Each heist requires 4 players all at rank 12 or above, with one player as the designated heist leader. Leading a heist requires owning a high-end apartment so that you have a room available to set up the planning board. From there you’ll be able to launch missions as the leader, starting with the prep work and building up to the score itself.
Being a heist leader has advantages and disadvantages. On the upside, Lester contacts the leader directly when there’s news of a job and it’s up to the leader to invite players into the crew, assign positions, pick outfits and allocate each player’s cut. On the other hand, the heist leader will need to personally front the set-up costs in order to successfully pull off the heist.
Unlike the leader, other crew members get a cash payout for each prep mission, while the leader won’t receive their cash until the finale is complete. Switching between the roles of crew member and heist leader will give players a totally different experience, and they had to make sure there were real incentives to playing each position so that players would see every aspect of how a heist comes together and not just want to stick to the same role each time.

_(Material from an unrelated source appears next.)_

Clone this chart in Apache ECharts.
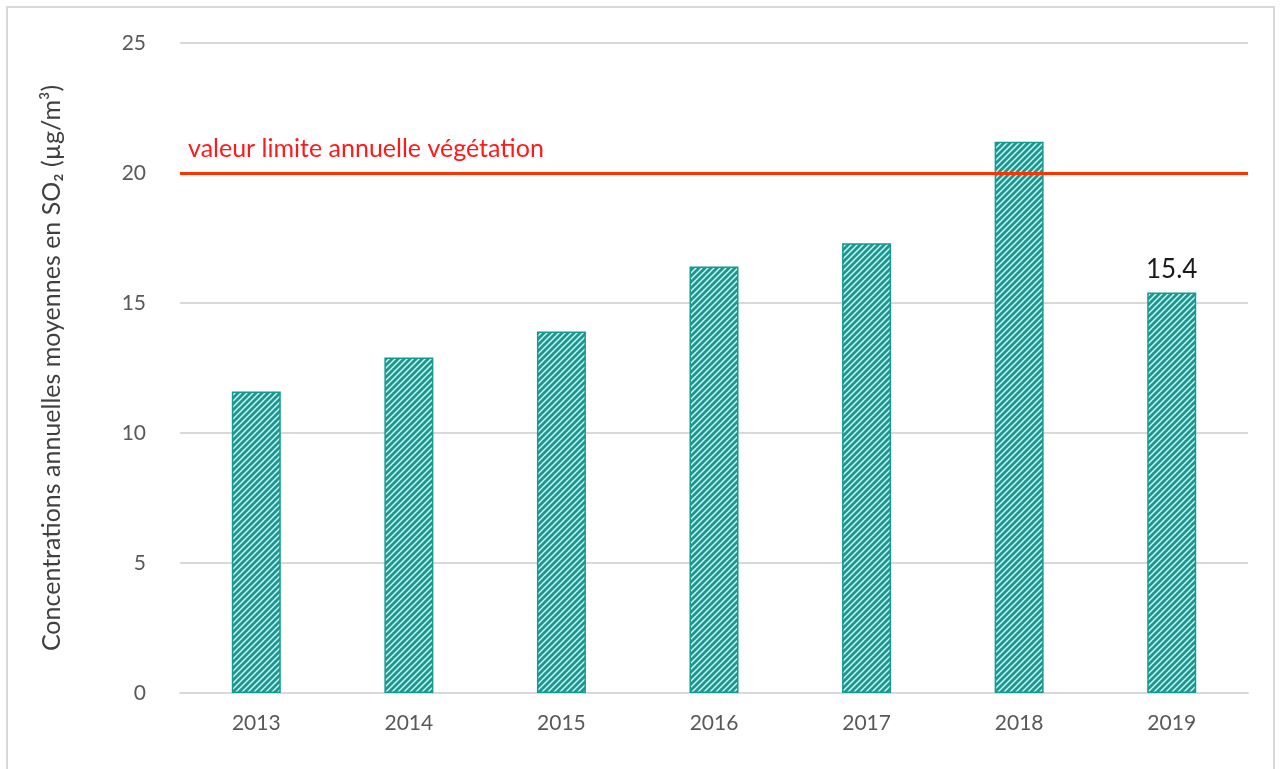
<!DOCTYPE html>
<html>
<head>
<meta charset="utf-8">
<title>SO2</title>
<script src="https://cdn.jsdelivr.net/npm/echarts@6/dist/echarts.min.js"></script>
<style>
html,body{margin:0;padding:0;background:#fff;}
#main{position:absolute;left:6px;top:6px;width:1269px;height:770px;border:2px solid #d9d9d9;box-sizing:border-box;}
</style>
</head>
<body>
<div id="main"></div>
<script>
// données
var years = ['2013', '2014', '2015', '2016', '2017', '2018', '2019'];
var concentrations = [11.6, 12.9, 13.9, 16.4, 17.3, 21.2, 15.4];
var limiteVegetation = 20;
var yTicks = [0, 5, 10, 15, 20, 25];

// motif hachuré des barres
function hatch() {
    var c = document.createElement('canvas');
    c.width = 6; c.height = 6;
    var ctx = c.getContext('2d');
    ctx.fillStyle = '#139a93';
    ctx.fillRect(0, 0, 6, 6);
    ctx.strokeStyle = 'rgba(255,255,255,0.9)';
    ctx.lineWidth = 1.4;
    ctx.beginPath();
    ctx.moveTo(-1, 7); ctx.lineTo(7, -1);
    ctx.moveTo(-4, 4); ctx.lineTo(4, -4);
    ctx.moveTo(2, 10); ctx.lineTo(10, 2);
    ctx.stroke();
    return c;
}

var myChart = echarts.init(document.getElementById('main'));
var barData = concentrations.map(function (v, i) {
    if (i == concentrations.length - 1) {
        return { value: v, label: { show: true } };
    }
    return v;
});

var option = {
    animation: false,
    textStyle: { fontFamily: 'Lato' },
    grid: { left: 172, right: 25, top: 35, bottom: 81 },
    xAxis: {
        type: 'category',
        data: years,
        axisTick: { show: false },
        axisLine: { lineStyle: { color: '#d9d9d9', width: 2 } },
        axisLabel: { color: '#595959', fontSize: 21, margin: 20, fontFamily: 'Lato' }
    },
    yAxis: {
        type: 'value',
        min: yTicks[0],
        max: yTicks[yTicks.length - 1],
        interval: 5,
        name: 'Concentrations annuelles moyennes en SO₂ (µg/m³)',
        nameLocation: 'middle',
        nameGap: 116,
        nameTextStyle: { color: '#404040', fontSize: 25, fontFamily: 'Lato' },
        axisLine: { show: false },
        axisTick: { show: false },
        splitLine: { lineStyle: { color: '#d9d9d9', width: 2 } },
        axisLabel: { color: '#595959', fontSize: 21, margin: 34, fontFamily: 'Lato' }
    },
    series: [{
        type: 'bar',
        data: barData,
        barWidth: 49,
        itemStyle: {
            color: { image: hatch(), repeat: 'repeat' },
            borderColor: '#139a93',
            borderWidth: 1.5
        },
        label: {
            show: false,
            position: 'top',
            distance: 10,
            color: '#1a1a1a',
            fontSize: 26,
            fontFamily: 'Lato'
        },
        markLine: {
            silent: true,
            symbol: ['none', 'none'],
            lineStyle: { color: '#ff3300', width: 3, type: 'solid' },
            label: {
                show: true,
                position: 'insideStartTop',
                formatter: 'valeur limite annuelle végétation',
                color: '#ff1a1a',
                fontSize: 25,
                fontFamily: 'Lato',
                distance: [8, 12]
            },
            data: [{ yAxis: limiteVegetation }]
        }
    }]
};
myChart.setOption(option);
</script>
</body>
</html>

Some missions have all players working as one unit, some require players to take on specific tasks like hacking or crowd control, while others require players to split into smaller teams to complete separate high value objectives. For example, one team may be stealing a getaway car from some gangsters while another team is attempting to sneak into a police station, all within the same prep mission. They really want to push the co-op aspect and make players feel like they need to communicate effectively and work together to pull off each element.
Each finale is a big set-piece mission with players taking on multiple roles. All through this, players will be gaining access to new vehicles, new weapons, new items and new clothing, as well as visiting some surprising locations and interacting with some familiar characters from the story.